▶ **Task description**:
Print all the data, keeping every line exactly as it is.
--
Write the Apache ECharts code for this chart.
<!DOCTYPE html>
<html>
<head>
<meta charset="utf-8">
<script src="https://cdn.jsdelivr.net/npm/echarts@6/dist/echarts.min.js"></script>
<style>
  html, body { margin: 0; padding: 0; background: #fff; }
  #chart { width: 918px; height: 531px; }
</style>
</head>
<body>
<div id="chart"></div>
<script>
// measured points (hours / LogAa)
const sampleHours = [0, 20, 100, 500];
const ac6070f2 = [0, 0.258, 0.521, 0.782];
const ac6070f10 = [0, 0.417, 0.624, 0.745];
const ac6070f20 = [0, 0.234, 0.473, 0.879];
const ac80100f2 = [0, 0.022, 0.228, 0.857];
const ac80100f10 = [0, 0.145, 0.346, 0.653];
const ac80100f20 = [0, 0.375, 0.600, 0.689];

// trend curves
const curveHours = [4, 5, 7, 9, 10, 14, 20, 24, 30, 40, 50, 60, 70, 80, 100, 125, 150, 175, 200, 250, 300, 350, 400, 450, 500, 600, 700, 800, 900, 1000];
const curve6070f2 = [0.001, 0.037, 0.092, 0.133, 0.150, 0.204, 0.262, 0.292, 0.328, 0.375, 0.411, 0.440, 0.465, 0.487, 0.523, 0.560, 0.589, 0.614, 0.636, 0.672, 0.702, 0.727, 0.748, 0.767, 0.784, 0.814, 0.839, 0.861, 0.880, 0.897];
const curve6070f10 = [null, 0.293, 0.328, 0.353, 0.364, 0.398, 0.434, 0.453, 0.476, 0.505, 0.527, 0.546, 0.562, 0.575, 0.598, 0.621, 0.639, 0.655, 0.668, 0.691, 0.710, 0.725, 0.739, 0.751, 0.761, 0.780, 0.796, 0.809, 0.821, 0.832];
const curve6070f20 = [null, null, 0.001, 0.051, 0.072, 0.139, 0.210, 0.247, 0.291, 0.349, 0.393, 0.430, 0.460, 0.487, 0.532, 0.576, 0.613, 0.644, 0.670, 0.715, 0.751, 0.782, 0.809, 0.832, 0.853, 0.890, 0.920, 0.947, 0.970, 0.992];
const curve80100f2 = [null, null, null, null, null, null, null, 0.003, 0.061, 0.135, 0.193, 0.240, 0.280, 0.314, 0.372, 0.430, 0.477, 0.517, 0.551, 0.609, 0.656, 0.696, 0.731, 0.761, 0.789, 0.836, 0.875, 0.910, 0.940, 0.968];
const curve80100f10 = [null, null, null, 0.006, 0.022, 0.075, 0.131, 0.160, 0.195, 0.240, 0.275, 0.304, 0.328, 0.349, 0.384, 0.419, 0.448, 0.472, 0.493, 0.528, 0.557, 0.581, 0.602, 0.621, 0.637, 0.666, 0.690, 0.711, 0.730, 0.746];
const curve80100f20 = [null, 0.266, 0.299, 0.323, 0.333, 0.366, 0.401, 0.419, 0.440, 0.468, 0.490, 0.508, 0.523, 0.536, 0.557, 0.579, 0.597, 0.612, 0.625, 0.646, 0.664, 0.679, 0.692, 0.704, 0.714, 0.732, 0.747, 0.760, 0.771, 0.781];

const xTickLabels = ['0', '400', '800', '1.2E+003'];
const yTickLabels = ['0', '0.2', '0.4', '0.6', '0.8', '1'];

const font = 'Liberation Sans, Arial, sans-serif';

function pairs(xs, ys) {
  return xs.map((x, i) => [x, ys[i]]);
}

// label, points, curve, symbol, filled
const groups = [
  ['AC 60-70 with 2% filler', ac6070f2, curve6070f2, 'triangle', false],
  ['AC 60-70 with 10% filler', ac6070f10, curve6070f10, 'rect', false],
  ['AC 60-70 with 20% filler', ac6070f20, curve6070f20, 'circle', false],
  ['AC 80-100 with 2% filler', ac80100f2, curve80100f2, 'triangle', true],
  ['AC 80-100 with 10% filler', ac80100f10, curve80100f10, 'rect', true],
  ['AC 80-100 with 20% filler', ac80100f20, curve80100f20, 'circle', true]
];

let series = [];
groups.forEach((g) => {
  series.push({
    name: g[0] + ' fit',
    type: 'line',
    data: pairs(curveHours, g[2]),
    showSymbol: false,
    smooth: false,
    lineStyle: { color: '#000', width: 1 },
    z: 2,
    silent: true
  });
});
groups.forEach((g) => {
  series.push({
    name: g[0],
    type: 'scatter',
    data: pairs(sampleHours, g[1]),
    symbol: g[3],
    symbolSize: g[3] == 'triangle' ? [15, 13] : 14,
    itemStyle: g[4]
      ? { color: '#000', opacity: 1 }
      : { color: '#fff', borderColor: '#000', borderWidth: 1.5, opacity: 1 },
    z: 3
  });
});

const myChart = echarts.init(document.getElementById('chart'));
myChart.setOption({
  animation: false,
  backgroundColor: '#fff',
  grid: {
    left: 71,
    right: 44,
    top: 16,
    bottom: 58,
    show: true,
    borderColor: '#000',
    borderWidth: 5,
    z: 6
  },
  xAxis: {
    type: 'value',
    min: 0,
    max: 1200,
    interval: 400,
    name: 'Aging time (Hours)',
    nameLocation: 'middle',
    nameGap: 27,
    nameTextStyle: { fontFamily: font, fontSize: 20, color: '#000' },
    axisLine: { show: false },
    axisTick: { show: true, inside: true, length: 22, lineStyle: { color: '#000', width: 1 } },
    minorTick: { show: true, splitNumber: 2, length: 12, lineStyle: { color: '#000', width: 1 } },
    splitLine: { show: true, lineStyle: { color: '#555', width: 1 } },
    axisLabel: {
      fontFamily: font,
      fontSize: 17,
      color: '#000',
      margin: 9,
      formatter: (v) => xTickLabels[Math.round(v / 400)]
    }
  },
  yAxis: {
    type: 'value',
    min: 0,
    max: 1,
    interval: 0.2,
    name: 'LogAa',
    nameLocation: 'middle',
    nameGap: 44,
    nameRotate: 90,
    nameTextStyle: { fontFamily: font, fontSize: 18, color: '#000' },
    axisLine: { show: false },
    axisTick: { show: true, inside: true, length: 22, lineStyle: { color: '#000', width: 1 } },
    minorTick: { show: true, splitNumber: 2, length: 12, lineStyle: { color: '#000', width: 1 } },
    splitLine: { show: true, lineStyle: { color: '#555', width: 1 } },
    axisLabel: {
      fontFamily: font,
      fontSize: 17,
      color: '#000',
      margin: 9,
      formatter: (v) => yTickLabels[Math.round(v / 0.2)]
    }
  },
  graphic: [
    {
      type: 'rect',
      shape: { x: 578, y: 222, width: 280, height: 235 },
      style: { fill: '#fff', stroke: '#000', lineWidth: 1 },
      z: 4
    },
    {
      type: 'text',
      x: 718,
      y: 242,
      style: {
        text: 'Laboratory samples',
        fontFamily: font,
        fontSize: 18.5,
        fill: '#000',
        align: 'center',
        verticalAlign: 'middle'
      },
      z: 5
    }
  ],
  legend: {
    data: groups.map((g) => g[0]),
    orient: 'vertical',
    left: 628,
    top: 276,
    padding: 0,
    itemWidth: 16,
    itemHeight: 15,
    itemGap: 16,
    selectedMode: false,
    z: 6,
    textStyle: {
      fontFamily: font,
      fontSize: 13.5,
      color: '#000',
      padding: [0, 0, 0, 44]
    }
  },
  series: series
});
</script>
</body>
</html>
--
▶ **Result for this exercise**:
Write the Apache ECharts code for this chart.
<!DOCTYPE html>
<html>
<head>
<meta charset="utf-8">
<script src="https://cdn.jsdelivr.net/npm/echarts@6/dist/echarts.min.js"></script>
<style>
  html, body { margin: 0; padding: 0; background: #fff; }
  #chart { width: 918px; height: 531px; }
</style>
</head>
<body>
<div id="chart"></div>
<script>
// measured points (hours / LogAa)
const sampleHours = [0, 20, 100, 500];
const ac6070f2 = [0, 0.258, 0.521, 0.782];
const ac6070f10 = [0, 0.417, 0.624, 0.745];
const ac6070f20 = [0, 0.234, 0.473, 0.879];
const ac80100f2 = [0, 0.022, 0.228, 0.857];
const ac80100f10 = [0, 0.145, 0.346, 0.653];
const ac80100f20 = [0, 0.375, 0.600, 0.689];

// trend curves
const curveHours = [4, 5, 7, 9, 10, 14, 20, 24, 30, 40, 50, 60, 70, 80, 100, 125, 150, 175, 200, 250, 300, 350, 400, 450, 500, 600, 700, 800, 900, 1000];
const curve6070f2 = [0.001, 0.037, 0.092, 0.133, 0.150, 0.204, 0.262, 0.292, 0.328, 0.375, 0.411, 0.440, 0.465, 0.487, 0.523, 0.560, 0.589, 0.614, 0.636, 0.672, 0.702, 0.727, 0.748, 0.767, 0.784, 0.814, 0.839, 0.861, 0.880, 0.897];
const curve6070f10 = [null, 0.293, 0.328, 0.353, 0.364, 0.398, 0.434, 0.453, 0.476, 0.505, 0.527, 0.546, 0.562, 0.575, 0.598, 0.621, 0.639, 0.655, 0.668, 0.691, 0.710, 0.725, 0.739, 0.751, 0.761, 0.780, 0.796, 0.809, 0.821, 0.832];
const curve6070f20 = [null, null, 0.001, 0.051, 0.072, 0.139, 0.210, 0.247, 0.291, 0.349, 0.393, 0.430, 0.460, 0.487, 0.532, 0.576, 0.613, 0.644, 0.670, 0.715, 0.751, 0.782, 0.809, 0.832, 0.853, 0.890, 0.920, 0.947, 0.970, 0.992];
const curve80100f2 = [null, null, null, null, null, null, null, 0.003, 0.061, 0.135, 0.193, 0.240, 0.280, 0.314, 0.372, 0.430, 0.477, 0.517, 0.551, 0.609, 0.656, 0.696, 0.731, 0.761, 0.789, 0.836, 0.875, 0.910, 0.940, 0.968];
const curve80100f10 = [null, null, null, 0.006, 0.022, 0.075, 0.131, 0.160, 0.195, 0.240, 0.275, 0.304, 0.328, 0.349, 0.384, 0.419, 0.448, 0.472, 0.493, 0.528, 0.557, 0.581, 0.602, 0.621, 0.637, 0.666, 0.690, 0.711, 0.730, 0.746];
const curve80100f20 = [null, 0.266, 0.299, 0.323, 0.333, 0.366, 0.401, 0.419, 0.440, 0.468, 0.490, 0.508, 0.523, 0.536, 0.557, 0.579, 0.597, 0.612, 0.625, 0.646, 0.664, 0.679, 0.692, 0.704, 0.714, 0.732, 0.747, 0.760, 0.771, 0.781];

const xTickLabels = ['0', '400', '800', '1.2E+003'];
const yTickLabels = ['0', '0.2', '0.4', '0.6', '0.8', '1'];

const font = 'Liberation Sans, Arial, sans-serif';

function pairs(xs, ys) {
  return xs.map((x, i) => [x, ys[i]]);
}

// label, points, curve, symbol, filled
const groups = [
  ['AC 60-70 with 2% filler', ac6070f2, curve6070f2, 'triangle', false],
  ['AC 60-70 with 10% filler', ac6070f10, curve6070f10, 'rect', false],
  ['AC 60-70 with 20% filler', ac6070f20, curve6070f20, 'circle', false],
  ['AC 80-100 with 2% filler', ac80100f2, curve80100f2, 'triangle', true],
  ['AC 80-100 with 10% filler', ac80100f10, curve80100f10, 'rect', true],
  ['AC 80-100 with 20% filler', ac80100f20, curve80100f20, 'circle', true]
];

let series = [];
groups.forEach((g) => {
  series.push({
    name: g[0] + ' fit',
    type: 'line',
    data: pairs(curveHours, g[2]),
    showSymbol: false,
    smooth: false,
    lineStyle: { color: '#000', width: 1 },
    z: 2,
    silent: true
  });
});
groups.forEach((g) => {
  series.push({
    name: g[0],
    type: 'scatter',
    data: pairs(sampleHours, g[1]),
    symbol: g[3],
    symbolSize: g[3] == 'triangle' ? [15, 13] : 14,
    itemStyle: g[4]
      ? { color: '#000', opacity: 1 }
      : { color: '#fff', borderColor: '#000', borderWidth: 1.5, opacity: 1 },
    z: 3
  });
});

const myChart = echarts.init(document.getElementById('chart'));
myChart.setOption({
  animation: false,
  backgroundColor: '#fff',
  grid: {
    left: 71,
    right: 44,
    top: 16,
    bottom: 58,
    show: true,
    borderColor: '#000',
    borderWidth: 5,
    z: 6
  },
  xAxis: {
    type: 'value',
    min: 0,
    max: 1200,
    interval: 400,
    name: 'Aging time (Hours)',
    nameLocation: 'middle',
    nameGap: 27,
    nameTextStyle: { fontFamily: font, fontSize: 20, color: '#000' },
    axisLine: { show: false },
    axisTick: { show: true, inside: true, length: 22, lineStyle: { color: '#000', width: 1 } },
    minorTick: { show: true, splitNumber: 2, length: 12, lineStyle: { color: '#000', width: 1 } },
    splitLine: { show: true, lineStyle: { color: '#555', width: 1 } },
    axisLabel: {
      fontFamily: font,
      fontSize: 17,
      color: '#000',
      margin: 9,
      formatter: (v) => xTickLabels[Math.round(v / 400)]
    }
  },
  yAxis: {
    type: 'value',
    min: 0,
    max: 1,
    interval: 0.2,
    name: 'LogAa',
    nameLocation: 'middle',
    nameGap: 44,
    nameRotate: 90,
    nameTextStyle: { fontFamily: font, fontSize: 18, color: '#000' },
    axisLine: { show: false },
    axisTick: { show: true, inside: true, length: 22, lineStyle: { color: '#000', width: 1 } },
    minorTick: { show: true, splitNumber: 2, length: 12, lineStyle: { color: '#000', width: 1 } },
    splitLine: { show: true, lineStyle: { color: '#555', width: 1 } },
    axisLabel: {
      fontFamily: font,
      fontSize: 17,
      color: '#000',
      margin: 9,
      formatter: (v) => yTickLabels[Math.round(v / 0.2)]
    }
  },
  graphic: [
    {
      type: 'rect',
      shape: { x: 578, y: 222, width: 280, height: 235 },
      style: { fill: '#fff', stroke: '#000', lineWidth: 1 },
      z: 4
    },
    {
      type: 'text',
      x: 718,
      y: 242,
      style: {
        text: 'Laboratory samples',
        fontFamily: font,
        fontSize: 18.5,
        fill: '#000',
        align: 'center',
        verticalAlign: 'middle'
      },
      z: 5
    }
  ],
  legend: {
    data: groups.map((g) => g[0]),
    orient: 'vertical',
    left: 628,
    top: 276,
    padding: 0,
    itemWidth: 16,
    itemHeight: 15,
    itemGap: 16,
    selectedMode: false,
    z: 6,
    textStyle: {
      fontFamily: font,
      fontSize: 13.5,
      color: '#000',
      padding: [0, 0, 0, 44]
    }
  },
  series: series
});
</script>
</body>
</html>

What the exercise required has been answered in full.